11 Aralık 2009 Cuma

Gizliajans - Alper Canıgüz: ters köşeye yatırdın beni yazar!

ilk defa okudum alper canıgüz'ü.

ve genel itibariyle beğendim, gözümün önüne masasına oturmuş önüne bilgisayarını çekmiş, sigara dumanı ve masada alkol şişeleri & kahve fincanları yığılmışken yazan ve yazan ve yazan bir adam geldi (seviyorum basmakalıplarımı).

eğlendim okurken.

ileriye yönelik bir iz bıraktı mı?
yok, bırakmadı.
aman da hemen koşup diğer kitaplarını da alayım dedirtti mi?
yok, dedirtmedi.
ama bu kitaptan keyif almama engel oldu mu?
yok, asla olmadı.

hikayenin kendisiyle ve hatta okurlarıyla dalga geçen yazarları severim. samimi gelirler bana. alper canıgüz ara ara "bakın ben ne zekiyim bunu da koydum bu oyunu da yaptım şurada burada azıcık kastım ama zekamdan sual olunmaz" dedi aslında fakat yine de genel itibariyle rahatça akan, beni çok yormayan ve ara sıra da ters köşeye yatıran bir deneyim oldu gizliajans.

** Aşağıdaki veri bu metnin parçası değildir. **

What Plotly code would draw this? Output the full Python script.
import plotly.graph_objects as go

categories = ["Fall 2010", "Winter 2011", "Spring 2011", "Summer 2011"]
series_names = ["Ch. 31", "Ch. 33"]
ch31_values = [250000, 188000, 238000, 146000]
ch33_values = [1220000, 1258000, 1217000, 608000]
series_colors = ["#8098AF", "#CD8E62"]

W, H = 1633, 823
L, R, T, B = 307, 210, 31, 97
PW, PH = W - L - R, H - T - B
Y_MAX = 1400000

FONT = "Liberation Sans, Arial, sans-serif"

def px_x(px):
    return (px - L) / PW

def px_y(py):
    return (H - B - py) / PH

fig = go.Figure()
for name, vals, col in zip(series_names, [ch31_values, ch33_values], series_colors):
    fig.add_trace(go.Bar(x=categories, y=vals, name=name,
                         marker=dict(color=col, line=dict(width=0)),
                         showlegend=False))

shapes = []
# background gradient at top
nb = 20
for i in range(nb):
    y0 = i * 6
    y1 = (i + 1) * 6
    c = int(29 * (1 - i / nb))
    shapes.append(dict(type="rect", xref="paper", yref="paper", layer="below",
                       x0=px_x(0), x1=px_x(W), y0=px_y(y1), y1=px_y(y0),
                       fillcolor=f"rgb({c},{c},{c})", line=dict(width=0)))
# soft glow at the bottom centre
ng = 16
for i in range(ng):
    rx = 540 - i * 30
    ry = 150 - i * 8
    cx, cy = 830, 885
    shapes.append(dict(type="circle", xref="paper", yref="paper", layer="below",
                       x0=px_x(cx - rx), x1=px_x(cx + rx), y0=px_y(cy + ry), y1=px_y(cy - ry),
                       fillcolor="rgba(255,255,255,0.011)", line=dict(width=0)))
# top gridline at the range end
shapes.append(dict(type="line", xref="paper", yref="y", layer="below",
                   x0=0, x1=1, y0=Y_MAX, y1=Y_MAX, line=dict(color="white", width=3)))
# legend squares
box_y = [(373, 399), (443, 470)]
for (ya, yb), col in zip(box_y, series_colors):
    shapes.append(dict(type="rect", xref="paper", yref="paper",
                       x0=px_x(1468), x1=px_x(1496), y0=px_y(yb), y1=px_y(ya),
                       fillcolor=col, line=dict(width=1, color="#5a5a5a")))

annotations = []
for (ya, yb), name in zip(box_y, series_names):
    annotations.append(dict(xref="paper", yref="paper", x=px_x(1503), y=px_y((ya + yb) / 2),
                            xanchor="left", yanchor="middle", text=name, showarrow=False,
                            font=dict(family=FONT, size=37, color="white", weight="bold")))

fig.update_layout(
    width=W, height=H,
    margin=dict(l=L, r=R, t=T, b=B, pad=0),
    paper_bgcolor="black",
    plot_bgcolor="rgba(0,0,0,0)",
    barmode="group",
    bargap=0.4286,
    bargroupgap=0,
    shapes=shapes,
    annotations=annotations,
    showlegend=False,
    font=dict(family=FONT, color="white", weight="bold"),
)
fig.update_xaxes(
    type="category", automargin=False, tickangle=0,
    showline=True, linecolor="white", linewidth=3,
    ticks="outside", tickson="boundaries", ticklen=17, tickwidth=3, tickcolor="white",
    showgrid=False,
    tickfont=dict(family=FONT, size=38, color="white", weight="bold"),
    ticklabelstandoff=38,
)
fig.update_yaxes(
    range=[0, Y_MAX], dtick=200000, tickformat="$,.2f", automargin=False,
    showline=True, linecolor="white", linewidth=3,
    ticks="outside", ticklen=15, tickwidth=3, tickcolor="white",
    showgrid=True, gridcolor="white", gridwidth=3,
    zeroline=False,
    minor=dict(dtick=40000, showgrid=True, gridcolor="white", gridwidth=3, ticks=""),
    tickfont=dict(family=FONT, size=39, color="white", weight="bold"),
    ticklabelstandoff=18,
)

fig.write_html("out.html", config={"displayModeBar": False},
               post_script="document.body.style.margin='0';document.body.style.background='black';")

reklam sektörüne çok uzak ve hatta zaman zaman reklamcılara burun kıvıran bir hoppa olduğum için çok da içine girmediğimi söylemeliyim hikayenin. eminim bu sektörle, yaratıcılıkla alakalı olan arkadaşlarım okuduklarında kendilerini yakın hissettikleri detaylar da yakalamışlardır hikayenin içerisinde.



fakat uzaylı macerası, durnev hn'ın sadistik psikopatisinden kaçış planı (kadında sadistik bir psikopati olmalı ki bu kadar yol alınabilsin basitçe halledilebilecek bir durum için), prens charles'ın yardımcı aktör tadında başarısı ve musa'nın - ki yerinde ben olsam ben daha beter olurdum eminim - şaşkın şaşkın oradan oraya sürüklenmesi pek eğlendirdi beni açıkçası.

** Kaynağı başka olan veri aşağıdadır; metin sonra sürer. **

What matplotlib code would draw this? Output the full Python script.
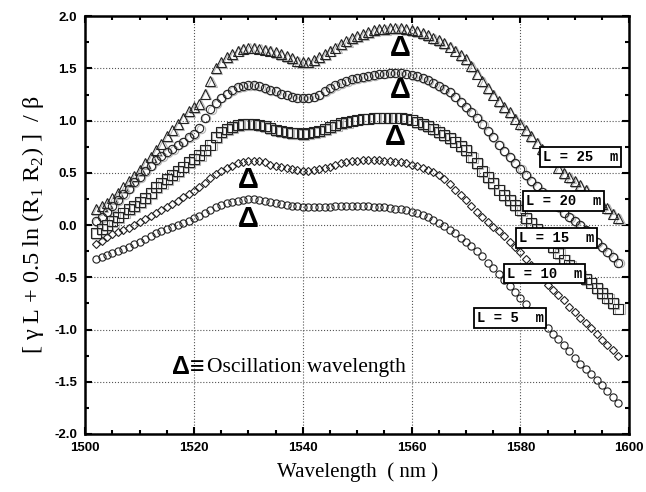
import matplotlib
matplotlib.use("Agg")
import matplotlib.pyplot as plt
from matplotlib.ticker import MultipleLocator, FormatStrFormatter
from matplotlib.transforms import ScaledTranslation

# wavelength grid of the simulated points (nm)
wavelength = list(range(1502, 1599))

# [gamma L + 0.5 ln(R1 R2)] / beta for each fibre length
L25 = [0.15, 0.18, 0.21, 0.26, 0.31, 0.36, 0.42, 0.47, 0.53, 0.59,
       0.65, 0.72, 0.78, 0.85, 0.91, 0.97, 1.03, 1.09, 1.13, 1.16,
       1.26, 1.38, 1.50, 1.56, 1.61, 1.64, 1.67, 1.69, 1.70, 1.70,
       1.69, 1.68, 1.67, 1.66, 1.64, 1.62, 1.60, 1.57, 1.56, 1.56,
       1.58, 1.61, 1.64, 1.67, 1.70, 1.73, 1.76, 1.79, 1.81, 1.83,
       1.85, 1.87, 1.88, 1.88, 1.89, 1.89, 1.89, 1.88, 1.87, 1.86,
       1.84, 1.82, 1.79, 1.77, 1.74, 1.71, 1.67, 1.63, 1.59, 1.52,
       1.45, 1.38, 1.31, 1.25, 1.19, 1.13, 1.08, 1.02, 0.97, 0.91,
       0.85, 0.79, 0.73, 0.67, 0.61, 0.55, 0.50, 0.46, 0.42, 0.38,
       0.34, 0.29, 0.25, 0.20, 0.16, 0.11, 0.07]
L20 = [0.04, 0.08, 0.13, 0.18, 0.24, 0.30, 0.35, 0.41, 0.46, 0.52,
       0.57, 0.62, 0.66, 0.70, 0.73, 0.77, 0.80, 0.84, 0.87, 0.93,
       1.03, 1.11, 1.17, 1.22, 1.26, 1.29, 1.32, 1.33, 1.34, 1.34,
       1.33, 1.31, 1.29, 1.28, 1.26, 1.25, 1.23, 1.22, 1.22, 1.22,
       1.23, 1.25, 1.28, 1.31, 1.34, 1.36, 1.38, 1.40, 1.41, 1.42,
       1.43, 1.44, 1.45, 1.45, 1.46, 1.46, 1.46, 1.45, 1.44, 1.43,
       1.41, 1.39, 1.36, 1.33, 1.30, 1.27, 1.23, 1.18, 1.13, 1.08,
       1.03, 0.97, 0.90, 0.84, 0.77, 0.71, 0.65, 0.59, 0.54, 0.48,
       0.42, 0.37, 0.32, 0.28, 0.22, 0.17, 0.12, 0.08, 0.04, 0.00,
       -0.05, -0.10, -0.16, -0.21, -0.26, -0.31, -0.36]
L15 = [-0.08, -0.04, 0.00, 0.04, 0.08, 0.12, 0.15, 0.18, 0.22, 0.26,
       0.31, 0.36, 0.40, 0.44, 0.48, 0.52, 0.56, 0.60, 0.63, 0.67,
       0.72, 0.77, 0.84, 0.89, 0.92, 0.94, 0.96, 0.97, 0.97, 0.97,
       0.96, 0.95, 0.93, 0.91, 0.90, 0.89, 0.88, 0.88, 0.87, 0.88,
       0.89, 0.90, 0.92, 0.94, 0.96, 0.98, 0.99, 1.00, 1.01, 1.02,
       1.02, 1.03, 1.03, 1.03, 1.03, 1.03, 1.03, 1.02, 1.01, 0.99,
       0.97, 0.95, 0.92, 0.89, 0.86, 0.83, 0.80, 0.76, 0.72, 0.65,
       0.59, 0.52, 0.46, 0.40, 0.34, 0.29, 0.24, 0.19, 0.14, 0.07,
       0.02, -0.04, -0.09, -0.15, -0.21, -0.27, -0.33, -0.38, -0.43, -0.48,
       -0.52, -0.55, -0.60, -0.65, -0.70, -0.75, -0.80]
L10 = [-0.18, -0.15, -0.11, -0.09, -0.07, -0.05, -0.03, 0.00, 0.03, 0.06,
       0.09, 0.12, 0.14, 0.17, 0.20, 0.23, 0.27, 0.30, 0.33, 0.36,
       0.40, 0.45, 0.49, 0.52, 0.55, 0.57, 0.59, 0.60, 0.61, 0.61,
       0.61, 0.60, 0.58, 0.57, 0.56, 0.55, 0.54, 0.53, 0.52, 0.52,
       0.53, 0.54, 0.55, 0.56, 0.58, 0.59, 0.60, 0.61, 0.61, 0.62,
       0.62, 0.62, 0.62, 0.61, 0.61, 0.60, 0.60, 0.59, 0.58, 0.57,
       0.55, 0.53, 0.51, 0.48, 0.44, 0.39, 0.34, 0.29, 0.24, 0.18,
       0.13, 0.08, 0.03, -0.02, -0.06, -0.10, -0.16, -0.21, -0.26, -0.32,
       -0.38, -0.44, -0.50, -0.57, -0.62, -0.67, -0.72, -0.78, -0.83, -0.89,
       -0.94, -0.99, -1.04, -1.10, -1.15, -1.20, -1.25]
L5 = [-0.32, -0.31, -0.29, -0.27, -0.25, -0.23, -0.21, -0.18, -0.16, -0.13,
      -0.10, -0.08, -0.06, -0.04, -0.02, 0.00, 0.02, 0.04, 0.07, 0.09,
      0.12, 0.14, 0.17, 0.19, 0.21, 0.22, 0.23, 0.24, 0.25, 0.25,
      0.24, 0.23, 0.22, 0.21, 0.20, 0.19, 0.18, 0.18, 0.17, 0.17,
      0.17, 0.17, 0.17, 0.17, 0.18, 0.18, 0.18, 0.18, 0.18, 0.18,
      0.18, 0.17, 0.17, 0.17, 0.16, 0.15, 0.15, 0.14, 0.13, 0.12,
      0.10, 0.08, 0.05, 0.02, -0.01, -0.05, -0.08, -0.12, -0.16, -0.20,
      -0.25, -0.30, -0.36, -0.41, -0.47, -0.53, -0.58, -0.64, -0.70, -0.76,
      -0.82, -0.88, -0.94, -0.99, -1.04, -1.09, -1.15, -1.21, -1.27, -1.33,
      -1.38, -1.43, -1.48, -1.53, -1.59, -1.65, -1.70]

labels = ["L = 25  m", "L = 20  m", "L = 15  m", "L = 10  m", "L = 5  m"]
label_pos = [(1591, 0.65), (1588, 0.23), (1586.7, -0.125), (1584.5, -0.465), (1578.1, -0.89)]
# oscillation wavelengths (delta marks)
osc_x = [1558, 1558, 1557, 1530, 1530]
osc_y = [1.70, 1.29, 0.84, 0.43, 0.06]

plt.rcParams['font.family'] = ['Liberation Serif', 'DejaVu Serif']
plt.rcParams['mathtext.fontset'] = 'custom'
plt.rcParams['mathtext.rm'] = 'Liberation Serif'

fig = plt.figure(figsize=(6.46, 4.92), dpi=100)
ax = fig.add_axes([0.132, 0.118, 0.842, 0.849])

# grey shadow copy drawn a little offset, as in the scanned figure
shadow = ax.transData + ScaledTranslation(1.2 / 100, -0.8 / 100, fig.dpi_scale_trans)

series = [(L25, '^', 7, True), (L20, 'o', 6, True), (L15, 's', 6.5, True),
          (L10, 'D', 3.6, False), (L5, 'o', 5.2, False)]
for vals, mk, ms, ghost in series:
    if ghost:
        ax.plot(wavelength, vals, linestyle='none', marker=mk, ms=ms,
                mfc='none', mec='#b4b4b4', mew=0.8, transform=shadow)
    ax.plot(wavelength, vals, linestyle='none', marker=mk, ms=ms,
            mfc='none', mec='#222222', mew=0.8)

for (x, y), txt in zip(label_pos, labels):
    ax.text(x, y, txt, ha='center', va='center', fontsize=10, fontweight='bold',
            family=['Liberation Mono', 'DejaVu Sans Mono'],
            bbox=dict(boxstyle='square,pad=0.2', fc='white', ec='black', lw=1.3))

for x, y in zip(osc_x, osc_y):
    ax.text(x, y, 'Δ', ha='center', va='center', fontsize=21, fontweight='bold',
            family=['Liberation Sans', 'DejaVu Sans'])

ax.text(1519.0, -1.36, 'Δ≡', ha='center', va='center', fontsize=18, fontweight='bold',
        family=['Liberation Sans', 'DejaVu Sans'])
ax.text(1522.3, -1.36, 'Oscillation wavelength', ha='left', va='center', fontsize=15.5)

ax.set_xlim(1500, 1600)
ax.set_ylim(-2.0, 2.0)
ax.xaxis.set_major_locator(MultipleLocator(20))
ax.xaxis.set_minor_locator(MultipleLocator(5))
ax.yaxis.set_major_locator(MultipleLocator(0.5))
ax.yaxis.set_minor_locator(MultipleLocator(0.25))
ax.yaxis.set_major_formatter(FormatStrFormatter('%.1f'))
ax.tick_params(which='both', direction='in', top=True, right=True, width=1.5)
ax.tick_params(which='major', length=5, labelsize=9.5, pad=6)
ax.tick_params(which='minor', length=3)
for lab in ax.get_xticklabels() + ax.get_yticklabels():
    lab.set_family(['Liberation Sans', 'DejaVu Sans'])
    lab.set_fontweight('bold')
for sp in ax.spines.values():
    sp.set_linewidth(1.8)
ax.grid(True, which='major', linestyle=':', color='#555555', linewidth=0.8)

ax.set_xlabel('Wavelength  ( nm )', fontsize=15, labelpad=6)
ax.set_ylabel(r'[ γ L + 0.5 ln (R$_\mathregular{1}$ R$_\mathregular{2}$) ]  / β', fontsize=17.5, labelpad=6)

fig.savefig('out.png', dpi=100)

adamım şaban ve favorim müberra abla beni yarı yolda bırakmadı, kendilerini tebrik ve takdir ettim.

neşe ile okudum, tartıştım, fikirlerimi belirttim ve okunmuşlar kitaplığımda kitap kulübü rafına yerleştirdim, bir sonraki maceramıza hazırım.

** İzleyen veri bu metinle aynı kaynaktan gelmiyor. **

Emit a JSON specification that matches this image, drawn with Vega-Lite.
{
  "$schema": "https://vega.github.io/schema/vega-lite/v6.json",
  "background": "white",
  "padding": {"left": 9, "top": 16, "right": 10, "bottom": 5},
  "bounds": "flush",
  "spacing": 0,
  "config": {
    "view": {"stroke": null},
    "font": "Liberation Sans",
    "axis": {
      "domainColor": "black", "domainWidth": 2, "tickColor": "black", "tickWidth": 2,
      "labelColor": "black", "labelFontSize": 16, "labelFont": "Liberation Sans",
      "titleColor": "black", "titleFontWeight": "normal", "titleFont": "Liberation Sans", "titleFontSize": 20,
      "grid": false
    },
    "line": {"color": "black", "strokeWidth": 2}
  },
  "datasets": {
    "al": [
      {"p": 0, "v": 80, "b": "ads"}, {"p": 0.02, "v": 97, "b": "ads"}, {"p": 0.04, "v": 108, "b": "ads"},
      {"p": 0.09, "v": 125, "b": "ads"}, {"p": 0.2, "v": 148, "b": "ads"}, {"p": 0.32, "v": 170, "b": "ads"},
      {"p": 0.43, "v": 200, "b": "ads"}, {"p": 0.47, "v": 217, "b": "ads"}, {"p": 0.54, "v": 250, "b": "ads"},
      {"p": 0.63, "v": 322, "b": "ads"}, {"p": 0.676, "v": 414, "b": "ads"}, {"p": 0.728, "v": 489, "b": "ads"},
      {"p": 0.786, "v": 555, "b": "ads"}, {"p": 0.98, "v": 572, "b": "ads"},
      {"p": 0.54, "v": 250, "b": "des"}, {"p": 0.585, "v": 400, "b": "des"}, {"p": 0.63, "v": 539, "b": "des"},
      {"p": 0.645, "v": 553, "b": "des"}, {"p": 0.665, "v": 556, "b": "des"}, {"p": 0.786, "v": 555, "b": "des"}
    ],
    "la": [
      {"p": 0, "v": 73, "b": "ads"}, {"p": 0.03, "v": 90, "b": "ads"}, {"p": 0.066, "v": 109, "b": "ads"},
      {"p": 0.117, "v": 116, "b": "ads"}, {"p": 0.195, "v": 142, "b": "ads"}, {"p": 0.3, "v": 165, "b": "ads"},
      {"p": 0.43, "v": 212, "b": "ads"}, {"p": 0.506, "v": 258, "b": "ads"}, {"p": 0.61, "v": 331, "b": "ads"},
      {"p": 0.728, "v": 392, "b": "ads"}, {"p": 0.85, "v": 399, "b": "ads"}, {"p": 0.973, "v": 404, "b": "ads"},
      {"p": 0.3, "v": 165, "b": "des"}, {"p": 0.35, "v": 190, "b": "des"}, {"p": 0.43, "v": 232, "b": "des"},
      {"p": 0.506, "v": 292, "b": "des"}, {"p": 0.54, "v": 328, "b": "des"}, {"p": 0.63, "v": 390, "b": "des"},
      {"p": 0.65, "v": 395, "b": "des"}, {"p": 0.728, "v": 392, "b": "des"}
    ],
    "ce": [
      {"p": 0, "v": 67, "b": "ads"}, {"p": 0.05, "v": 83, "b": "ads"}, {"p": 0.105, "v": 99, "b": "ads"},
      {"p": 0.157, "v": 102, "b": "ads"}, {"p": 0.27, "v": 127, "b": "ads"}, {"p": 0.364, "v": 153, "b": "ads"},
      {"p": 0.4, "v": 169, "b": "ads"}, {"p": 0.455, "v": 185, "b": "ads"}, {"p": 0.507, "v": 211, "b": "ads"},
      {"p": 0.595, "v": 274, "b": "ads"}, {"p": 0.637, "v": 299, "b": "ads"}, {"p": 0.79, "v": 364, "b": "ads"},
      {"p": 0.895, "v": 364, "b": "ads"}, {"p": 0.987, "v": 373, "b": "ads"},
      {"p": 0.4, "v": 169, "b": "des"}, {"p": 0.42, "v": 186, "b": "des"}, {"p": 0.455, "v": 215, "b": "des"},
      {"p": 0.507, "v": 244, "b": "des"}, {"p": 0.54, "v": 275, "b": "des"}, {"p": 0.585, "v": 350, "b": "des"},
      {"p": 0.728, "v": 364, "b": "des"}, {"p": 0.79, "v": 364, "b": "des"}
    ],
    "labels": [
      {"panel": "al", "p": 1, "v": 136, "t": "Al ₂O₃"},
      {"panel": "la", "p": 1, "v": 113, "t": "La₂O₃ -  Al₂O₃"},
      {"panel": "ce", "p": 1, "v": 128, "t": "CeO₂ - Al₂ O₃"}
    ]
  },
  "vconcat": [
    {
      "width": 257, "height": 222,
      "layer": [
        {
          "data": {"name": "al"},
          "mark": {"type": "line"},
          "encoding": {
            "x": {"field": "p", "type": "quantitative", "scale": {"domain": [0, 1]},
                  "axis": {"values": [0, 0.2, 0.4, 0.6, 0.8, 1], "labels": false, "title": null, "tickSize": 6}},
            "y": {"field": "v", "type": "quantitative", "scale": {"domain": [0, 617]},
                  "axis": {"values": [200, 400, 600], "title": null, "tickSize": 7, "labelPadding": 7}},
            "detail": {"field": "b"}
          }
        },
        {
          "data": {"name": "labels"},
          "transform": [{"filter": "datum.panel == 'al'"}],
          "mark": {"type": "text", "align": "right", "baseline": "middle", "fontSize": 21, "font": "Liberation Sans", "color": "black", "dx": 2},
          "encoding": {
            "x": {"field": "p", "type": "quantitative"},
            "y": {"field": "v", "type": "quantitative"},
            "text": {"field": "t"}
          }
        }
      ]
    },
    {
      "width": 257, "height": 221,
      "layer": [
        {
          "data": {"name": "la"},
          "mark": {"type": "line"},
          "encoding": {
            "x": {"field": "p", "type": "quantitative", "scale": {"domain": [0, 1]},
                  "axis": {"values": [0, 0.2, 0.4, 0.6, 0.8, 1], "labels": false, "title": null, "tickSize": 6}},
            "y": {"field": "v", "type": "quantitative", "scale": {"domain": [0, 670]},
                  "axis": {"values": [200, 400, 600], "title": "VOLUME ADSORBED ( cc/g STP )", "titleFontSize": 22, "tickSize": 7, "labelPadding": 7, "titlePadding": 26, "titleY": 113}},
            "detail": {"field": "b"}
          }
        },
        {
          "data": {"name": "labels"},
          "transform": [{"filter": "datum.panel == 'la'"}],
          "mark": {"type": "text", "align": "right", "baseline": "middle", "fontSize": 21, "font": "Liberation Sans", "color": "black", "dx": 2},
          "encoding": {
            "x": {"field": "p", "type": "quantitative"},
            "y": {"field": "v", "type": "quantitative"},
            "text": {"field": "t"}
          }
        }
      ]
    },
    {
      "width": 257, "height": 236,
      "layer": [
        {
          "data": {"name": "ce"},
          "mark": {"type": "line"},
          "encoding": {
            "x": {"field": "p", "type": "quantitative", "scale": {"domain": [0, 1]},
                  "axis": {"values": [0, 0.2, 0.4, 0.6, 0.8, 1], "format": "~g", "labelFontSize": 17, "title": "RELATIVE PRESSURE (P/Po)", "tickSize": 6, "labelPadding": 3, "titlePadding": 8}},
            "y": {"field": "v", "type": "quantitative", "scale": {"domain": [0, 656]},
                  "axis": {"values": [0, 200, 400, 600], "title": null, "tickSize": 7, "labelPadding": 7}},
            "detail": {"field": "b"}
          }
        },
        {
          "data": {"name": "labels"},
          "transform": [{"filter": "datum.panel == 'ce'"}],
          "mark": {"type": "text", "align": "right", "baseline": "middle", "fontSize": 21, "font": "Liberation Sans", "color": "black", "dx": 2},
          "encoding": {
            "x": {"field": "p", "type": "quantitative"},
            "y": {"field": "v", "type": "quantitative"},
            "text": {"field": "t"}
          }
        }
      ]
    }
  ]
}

rahat okunacak ve arada gülümsetecek, eski filmlere ve çeşitli şiirlere göndermelerle hoş bir çeşni olacak kitap arayan herkese tavsiye ederim.

en sevdiğim kısmı da şuraya kısaca geçeyim : atılgan peşinde geçen onca sayfa sonrasında karşımıza çıkan nesne (hadi belki biri okuyacaktır daha, benim eğlendiğim gibi onlar da eğlensin isterim, o nedenle yazmıyorum) ve orada kafamın içinde yazarın "hadi len artık daha neler amma uçmuşsun sen!" dediğini duyar gibi olmam... pek güzeldi gerçekten! :)


ille de ROMAN olsun! kitap kulübü için yazılmış bir yazıdır.